### ENTRIES SHOWN ###

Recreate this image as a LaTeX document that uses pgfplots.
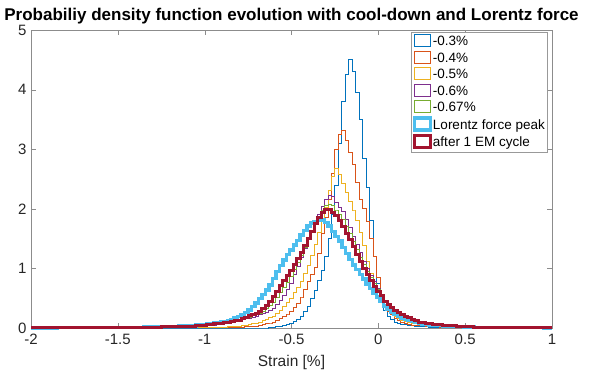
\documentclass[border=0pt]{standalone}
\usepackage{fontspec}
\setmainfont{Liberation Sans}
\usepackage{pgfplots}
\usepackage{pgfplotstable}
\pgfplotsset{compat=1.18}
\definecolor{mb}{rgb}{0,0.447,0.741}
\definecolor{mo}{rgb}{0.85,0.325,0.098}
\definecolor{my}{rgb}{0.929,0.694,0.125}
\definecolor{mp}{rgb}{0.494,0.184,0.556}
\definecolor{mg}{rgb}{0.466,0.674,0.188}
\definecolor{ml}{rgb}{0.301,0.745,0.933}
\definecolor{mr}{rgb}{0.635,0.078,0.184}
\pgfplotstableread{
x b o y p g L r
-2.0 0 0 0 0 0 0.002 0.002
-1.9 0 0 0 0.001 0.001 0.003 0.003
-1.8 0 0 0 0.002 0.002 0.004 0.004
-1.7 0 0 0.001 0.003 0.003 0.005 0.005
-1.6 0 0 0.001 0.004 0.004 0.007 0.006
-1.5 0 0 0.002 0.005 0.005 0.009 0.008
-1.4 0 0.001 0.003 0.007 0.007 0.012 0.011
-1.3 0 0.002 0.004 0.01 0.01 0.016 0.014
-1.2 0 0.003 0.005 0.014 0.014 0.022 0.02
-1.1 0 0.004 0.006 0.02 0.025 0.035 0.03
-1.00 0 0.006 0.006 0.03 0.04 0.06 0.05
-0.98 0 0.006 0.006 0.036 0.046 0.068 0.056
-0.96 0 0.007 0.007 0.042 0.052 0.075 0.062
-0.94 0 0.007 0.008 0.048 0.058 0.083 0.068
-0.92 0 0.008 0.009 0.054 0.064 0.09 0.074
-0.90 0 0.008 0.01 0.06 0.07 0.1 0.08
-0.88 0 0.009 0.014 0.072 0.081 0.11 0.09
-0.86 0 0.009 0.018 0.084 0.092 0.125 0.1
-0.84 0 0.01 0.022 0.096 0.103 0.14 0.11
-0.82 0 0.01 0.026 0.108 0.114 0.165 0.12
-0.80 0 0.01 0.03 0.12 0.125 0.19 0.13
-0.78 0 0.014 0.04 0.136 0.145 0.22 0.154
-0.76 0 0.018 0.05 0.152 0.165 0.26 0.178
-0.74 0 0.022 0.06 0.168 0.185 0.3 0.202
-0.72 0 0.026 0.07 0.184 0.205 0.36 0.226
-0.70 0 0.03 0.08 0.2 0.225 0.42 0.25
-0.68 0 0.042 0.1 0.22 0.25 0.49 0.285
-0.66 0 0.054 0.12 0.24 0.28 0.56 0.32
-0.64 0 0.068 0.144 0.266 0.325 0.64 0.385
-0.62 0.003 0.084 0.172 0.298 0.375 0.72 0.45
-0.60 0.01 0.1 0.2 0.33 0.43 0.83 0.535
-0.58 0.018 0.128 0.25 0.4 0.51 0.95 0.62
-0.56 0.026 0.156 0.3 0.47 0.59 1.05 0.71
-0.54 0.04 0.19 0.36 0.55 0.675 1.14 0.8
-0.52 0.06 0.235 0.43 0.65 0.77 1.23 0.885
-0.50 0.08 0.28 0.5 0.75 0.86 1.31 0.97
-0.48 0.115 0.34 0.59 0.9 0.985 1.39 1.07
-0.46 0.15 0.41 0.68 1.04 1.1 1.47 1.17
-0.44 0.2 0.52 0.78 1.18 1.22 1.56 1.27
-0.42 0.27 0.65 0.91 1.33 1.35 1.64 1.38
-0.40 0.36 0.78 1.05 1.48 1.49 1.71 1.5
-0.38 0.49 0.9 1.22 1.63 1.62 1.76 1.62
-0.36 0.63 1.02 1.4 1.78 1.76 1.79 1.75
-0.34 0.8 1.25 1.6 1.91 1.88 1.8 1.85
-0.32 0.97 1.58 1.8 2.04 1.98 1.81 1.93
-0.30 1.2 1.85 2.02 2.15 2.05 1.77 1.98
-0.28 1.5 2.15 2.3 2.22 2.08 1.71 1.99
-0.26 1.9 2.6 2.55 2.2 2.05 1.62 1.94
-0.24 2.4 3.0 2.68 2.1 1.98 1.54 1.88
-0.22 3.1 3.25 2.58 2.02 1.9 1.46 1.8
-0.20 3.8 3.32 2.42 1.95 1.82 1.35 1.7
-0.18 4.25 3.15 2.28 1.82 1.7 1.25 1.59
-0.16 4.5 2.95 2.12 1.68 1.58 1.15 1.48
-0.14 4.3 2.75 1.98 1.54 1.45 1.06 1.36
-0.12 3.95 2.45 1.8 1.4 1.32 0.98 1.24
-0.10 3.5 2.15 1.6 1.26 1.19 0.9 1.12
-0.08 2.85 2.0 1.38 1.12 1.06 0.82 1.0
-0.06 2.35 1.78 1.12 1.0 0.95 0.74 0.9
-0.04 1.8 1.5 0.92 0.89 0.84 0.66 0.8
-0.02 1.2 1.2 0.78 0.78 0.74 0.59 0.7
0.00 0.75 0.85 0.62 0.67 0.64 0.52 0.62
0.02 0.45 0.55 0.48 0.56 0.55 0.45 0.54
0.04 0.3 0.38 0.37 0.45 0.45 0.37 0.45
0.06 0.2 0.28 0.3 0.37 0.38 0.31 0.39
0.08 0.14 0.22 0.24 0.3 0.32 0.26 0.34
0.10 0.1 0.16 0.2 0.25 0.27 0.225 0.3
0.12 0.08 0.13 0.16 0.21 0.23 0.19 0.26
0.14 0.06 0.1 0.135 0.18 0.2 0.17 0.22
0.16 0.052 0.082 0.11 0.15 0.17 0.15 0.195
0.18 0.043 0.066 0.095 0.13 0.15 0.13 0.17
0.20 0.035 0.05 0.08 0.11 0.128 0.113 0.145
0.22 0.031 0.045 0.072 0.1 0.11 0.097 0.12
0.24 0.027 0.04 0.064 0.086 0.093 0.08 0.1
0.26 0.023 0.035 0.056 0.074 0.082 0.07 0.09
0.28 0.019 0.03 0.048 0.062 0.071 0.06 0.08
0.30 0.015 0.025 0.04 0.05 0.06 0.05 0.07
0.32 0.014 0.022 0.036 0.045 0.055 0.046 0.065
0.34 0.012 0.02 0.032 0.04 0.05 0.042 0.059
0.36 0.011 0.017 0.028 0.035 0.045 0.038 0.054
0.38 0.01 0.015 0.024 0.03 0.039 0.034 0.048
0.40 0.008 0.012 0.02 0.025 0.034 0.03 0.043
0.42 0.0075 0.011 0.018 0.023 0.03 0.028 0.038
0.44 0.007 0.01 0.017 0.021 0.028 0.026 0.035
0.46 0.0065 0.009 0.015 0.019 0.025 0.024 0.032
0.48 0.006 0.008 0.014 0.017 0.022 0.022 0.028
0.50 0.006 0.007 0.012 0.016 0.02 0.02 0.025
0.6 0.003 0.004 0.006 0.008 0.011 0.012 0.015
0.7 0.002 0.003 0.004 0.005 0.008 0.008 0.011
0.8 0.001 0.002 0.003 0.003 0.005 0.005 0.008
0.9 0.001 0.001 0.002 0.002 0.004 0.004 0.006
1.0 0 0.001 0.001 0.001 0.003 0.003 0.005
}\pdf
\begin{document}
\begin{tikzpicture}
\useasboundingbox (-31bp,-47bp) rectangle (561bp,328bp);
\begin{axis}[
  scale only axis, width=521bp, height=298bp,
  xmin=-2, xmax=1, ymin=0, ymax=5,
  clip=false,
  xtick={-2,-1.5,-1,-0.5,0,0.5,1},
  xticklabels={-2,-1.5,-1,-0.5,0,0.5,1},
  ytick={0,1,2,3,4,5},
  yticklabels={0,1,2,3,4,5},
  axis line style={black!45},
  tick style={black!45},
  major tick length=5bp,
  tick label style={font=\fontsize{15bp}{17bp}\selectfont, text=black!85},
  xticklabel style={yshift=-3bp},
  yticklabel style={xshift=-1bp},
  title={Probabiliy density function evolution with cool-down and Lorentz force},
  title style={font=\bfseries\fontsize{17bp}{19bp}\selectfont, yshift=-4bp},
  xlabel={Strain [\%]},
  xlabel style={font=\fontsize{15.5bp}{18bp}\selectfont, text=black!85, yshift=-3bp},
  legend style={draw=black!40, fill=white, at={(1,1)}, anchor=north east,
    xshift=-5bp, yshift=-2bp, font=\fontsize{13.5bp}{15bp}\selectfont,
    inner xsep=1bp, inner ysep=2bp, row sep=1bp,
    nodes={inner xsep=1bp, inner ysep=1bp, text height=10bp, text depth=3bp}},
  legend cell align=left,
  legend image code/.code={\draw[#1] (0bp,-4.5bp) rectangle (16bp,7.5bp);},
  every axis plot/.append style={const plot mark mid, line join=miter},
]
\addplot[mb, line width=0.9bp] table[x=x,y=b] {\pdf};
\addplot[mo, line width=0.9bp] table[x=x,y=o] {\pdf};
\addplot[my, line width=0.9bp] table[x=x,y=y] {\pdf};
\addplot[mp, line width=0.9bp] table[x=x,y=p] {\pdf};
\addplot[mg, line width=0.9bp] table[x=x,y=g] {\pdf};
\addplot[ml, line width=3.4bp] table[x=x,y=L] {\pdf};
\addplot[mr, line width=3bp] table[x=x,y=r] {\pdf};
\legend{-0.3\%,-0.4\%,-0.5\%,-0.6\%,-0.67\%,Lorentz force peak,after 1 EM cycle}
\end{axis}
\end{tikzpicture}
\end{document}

###
### ENTRIES SHOWN ###

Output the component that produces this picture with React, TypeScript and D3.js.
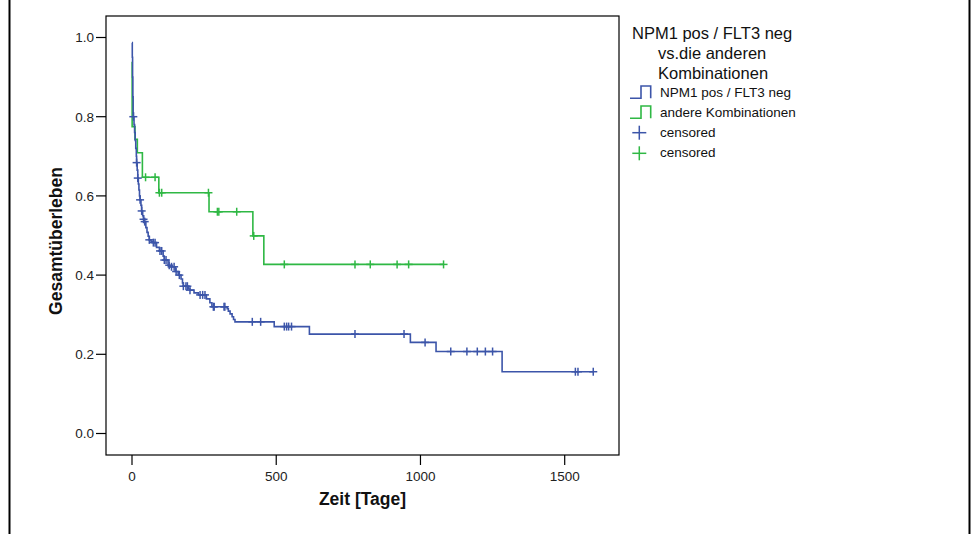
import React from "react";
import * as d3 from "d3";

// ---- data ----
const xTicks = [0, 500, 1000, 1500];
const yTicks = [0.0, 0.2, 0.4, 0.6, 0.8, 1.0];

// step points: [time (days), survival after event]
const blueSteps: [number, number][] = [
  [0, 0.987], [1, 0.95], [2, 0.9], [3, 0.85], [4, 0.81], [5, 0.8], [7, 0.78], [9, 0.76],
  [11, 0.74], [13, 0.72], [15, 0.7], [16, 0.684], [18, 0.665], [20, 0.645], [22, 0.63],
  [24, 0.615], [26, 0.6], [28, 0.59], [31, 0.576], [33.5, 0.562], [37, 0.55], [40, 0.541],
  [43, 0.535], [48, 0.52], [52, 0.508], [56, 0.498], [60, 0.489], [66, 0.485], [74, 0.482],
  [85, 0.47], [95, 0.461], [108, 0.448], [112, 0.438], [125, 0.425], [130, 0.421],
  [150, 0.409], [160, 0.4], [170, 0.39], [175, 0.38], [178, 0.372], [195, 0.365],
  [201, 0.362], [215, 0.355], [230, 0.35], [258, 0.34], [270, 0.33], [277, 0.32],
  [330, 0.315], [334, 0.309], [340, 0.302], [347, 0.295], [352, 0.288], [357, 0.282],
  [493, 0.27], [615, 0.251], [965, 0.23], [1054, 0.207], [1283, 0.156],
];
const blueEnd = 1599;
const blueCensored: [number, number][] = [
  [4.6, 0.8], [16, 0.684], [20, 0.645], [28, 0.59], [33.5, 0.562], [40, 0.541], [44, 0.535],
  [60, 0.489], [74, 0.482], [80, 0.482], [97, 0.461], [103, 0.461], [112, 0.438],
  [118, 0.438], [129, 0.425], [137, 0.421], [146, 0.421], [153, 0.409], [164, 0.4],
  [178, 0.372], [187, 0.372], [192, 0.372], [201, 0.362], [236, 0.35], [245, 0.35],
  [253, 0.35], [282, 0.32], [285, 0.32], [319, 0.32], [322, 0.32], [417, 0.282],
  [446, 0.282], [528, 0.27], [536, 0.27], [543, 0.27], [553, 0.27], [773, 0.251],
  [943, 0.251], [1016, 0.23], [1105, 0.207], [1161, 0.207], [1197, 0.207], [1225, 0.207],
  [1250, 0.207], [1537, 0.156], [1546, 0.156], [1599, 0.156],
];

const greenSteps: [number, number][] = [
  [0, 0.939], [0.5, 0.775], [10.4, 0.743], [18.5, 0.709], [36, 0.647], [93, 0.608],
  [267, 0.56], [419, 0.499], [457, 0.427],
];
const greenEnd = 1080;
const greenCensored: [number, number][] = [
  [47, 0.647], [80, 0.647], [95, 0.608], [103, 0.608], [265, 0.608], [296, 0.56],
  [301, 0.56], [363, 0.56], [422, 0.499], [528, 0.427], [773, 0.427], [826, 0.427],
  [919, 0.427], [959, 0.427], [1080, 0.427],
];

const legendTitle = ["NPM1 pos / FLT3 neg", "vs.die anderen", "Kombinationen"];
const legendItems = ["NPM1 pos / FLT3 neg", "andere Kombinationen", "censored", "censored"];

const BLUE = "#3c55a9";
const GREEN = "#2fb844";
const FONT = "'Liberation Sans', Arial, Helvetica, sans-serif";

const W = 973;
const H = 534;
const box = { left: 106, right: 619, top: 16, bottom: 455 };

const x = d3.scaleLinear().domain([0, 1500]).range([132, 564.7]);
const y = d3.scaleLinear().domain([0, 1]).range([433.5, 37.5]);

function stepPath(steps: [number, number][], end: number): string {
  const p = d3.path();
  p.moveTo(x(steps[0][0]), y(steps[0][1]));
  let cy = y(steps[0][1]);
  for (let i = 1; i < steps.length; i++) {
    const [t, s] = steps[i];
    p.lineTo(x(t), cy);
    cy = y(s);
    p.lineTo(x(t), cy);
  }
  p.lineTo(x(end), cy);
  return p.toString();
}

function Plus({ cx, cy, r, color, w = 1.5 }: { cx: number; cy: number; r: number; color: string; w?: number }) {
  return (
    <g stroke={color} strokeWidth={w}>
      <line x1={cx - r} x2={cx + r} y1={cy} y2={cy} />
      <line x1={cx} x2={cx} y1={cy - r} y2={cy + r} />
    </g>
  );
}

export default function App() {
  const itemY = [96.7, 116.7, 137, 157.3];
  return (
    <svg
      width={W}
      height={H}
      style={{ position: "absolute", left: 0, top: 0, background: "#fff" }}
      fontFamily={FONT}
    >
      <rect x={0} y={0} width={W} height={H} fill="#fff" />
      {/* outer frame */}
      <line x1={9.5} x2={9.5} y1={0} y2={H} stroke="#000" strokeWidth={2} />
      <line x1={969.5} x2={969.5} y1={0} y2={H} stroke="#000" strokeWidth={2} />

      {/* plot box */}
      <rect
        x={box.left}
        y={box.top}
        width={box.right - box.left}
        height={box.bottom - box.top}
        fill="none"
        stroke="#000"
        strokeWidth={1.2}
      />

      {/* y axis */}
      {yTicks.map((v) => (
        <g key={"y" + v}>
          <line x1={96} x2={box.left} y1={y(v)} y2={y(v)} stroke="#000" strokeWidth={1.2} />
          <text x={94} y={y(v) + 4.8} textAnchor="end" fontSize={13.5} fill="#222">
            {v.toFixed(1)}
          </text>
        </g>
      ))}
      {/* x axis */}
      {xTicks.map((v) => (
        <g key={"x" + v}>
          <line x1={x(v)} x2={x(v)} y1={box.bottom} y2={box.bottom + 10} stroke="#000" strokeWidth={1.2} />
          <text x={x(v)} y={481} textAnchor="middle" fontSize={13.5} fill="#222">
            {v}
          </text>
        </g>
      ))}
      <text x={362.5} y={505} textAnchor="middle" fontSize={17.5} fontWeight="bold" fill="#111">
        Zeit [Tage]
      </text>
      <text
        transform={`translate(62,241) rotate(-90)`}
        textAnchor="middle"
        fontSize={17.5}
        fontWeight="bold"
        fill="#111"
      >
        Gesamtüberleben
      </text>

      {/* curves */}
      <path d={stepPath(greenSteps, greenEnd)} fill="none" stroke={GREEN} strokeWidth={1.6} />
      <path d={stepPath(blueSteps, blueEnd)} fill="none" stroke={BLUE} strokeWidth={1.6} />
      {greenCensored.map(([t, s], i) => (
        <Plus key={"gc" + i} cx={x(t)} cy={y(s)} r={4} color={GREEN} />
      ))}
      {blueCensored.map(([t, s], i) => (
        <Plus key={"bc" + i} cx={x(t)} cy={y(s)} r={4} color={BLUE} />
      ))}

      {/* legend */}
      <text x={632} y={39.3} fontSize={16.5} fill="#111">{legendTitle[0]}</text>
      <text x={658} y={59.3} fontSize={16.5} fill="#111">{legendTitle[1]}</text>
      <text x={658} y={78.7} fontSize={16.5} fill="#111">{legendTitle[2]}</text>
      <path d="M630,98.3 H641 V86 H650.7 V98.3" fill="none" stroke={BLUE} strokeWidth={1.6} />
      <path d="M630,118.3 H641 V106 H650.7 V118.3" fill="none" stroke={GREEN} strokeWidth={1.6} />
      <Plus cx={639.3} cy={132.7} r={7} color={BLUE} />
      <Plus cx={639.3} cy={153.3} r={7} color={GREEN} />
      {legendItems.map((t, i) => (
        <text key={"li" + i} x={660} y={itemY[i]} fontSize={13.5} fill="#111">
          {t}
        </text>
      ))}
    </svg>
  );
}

###

- [WHAT YOU NEED TO DO]:
Copy each line containing the word "that" from the data.

- [OUTPUT FOR THIS TASK]:
Recreate this image as a LaTeX document that uses pgfplots.
Output the component that produces this picture with React, TypeScript and D3.js.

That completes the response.